Shooting for the 1.5-degree ceiling requires more faith in technology, he told me, since we’ll need to find a way to vacuum carbon out of the atmosphere in order to meet it. We’re almost certain to blow past 1.5 degrees of warming (we’re already at 1 degree) this century based on the pollution we’ve already put into the atmosphere, researchers told me, but they’re hoping we might be able to bring temperatures back down, boomerang style, with new tech.

There’s a certain danger in hoping technology will save the day, but recent announcements by Bill Gates and others, who plan to put billions into energy research and development, are cause for optimism. Meanwhile, according to Mark Jacobson, a professor of civil and environmental engineering at Stanford University, we know how to get to 100% renewable energy by 2050 using even just the technologies we have right in front of us.

“The answer is yes, it’s possible,” he said. “Will anyone do it is another question.”

A global tax on carbon would help push us in the right direction.

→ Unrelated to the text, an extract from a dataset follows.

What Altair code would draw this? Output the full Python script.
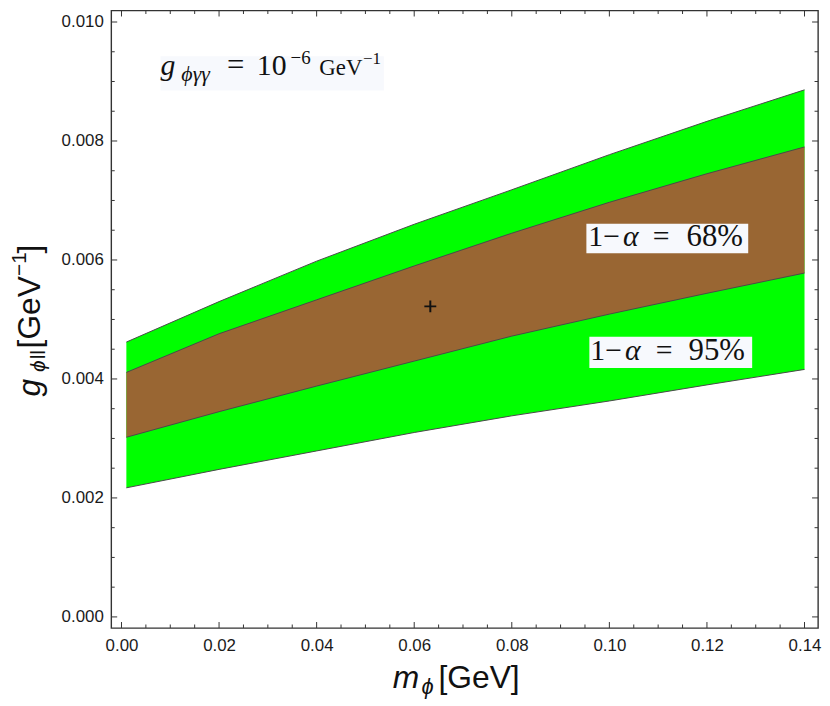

As would bold policies at all levels of government to bolster the transition.

Stopping warming short of 1.5 degrees is a laudable goal. The fate of small island states, like the Marshall Islands, which I visited earlier this year, may hang in the balance between those two numbers. As could the long-term fate of the Greenland ice sheet, which would cause disastrous levels of sea rise worldwide if it melts over the course of centuries.

But the number isn’t as important as the trajectory.

I want to be able to look into the eyes of people in the Marshall Islands – a beautiful, fragile place, where the word for hello (“iakwe”) also means “I love you” and “You are a rainbow” – and say that I did everything I could to help save their land, language and culture.

We know how to do that.

We have to stop using fossil fuels.

And we need to do that as fast as possible.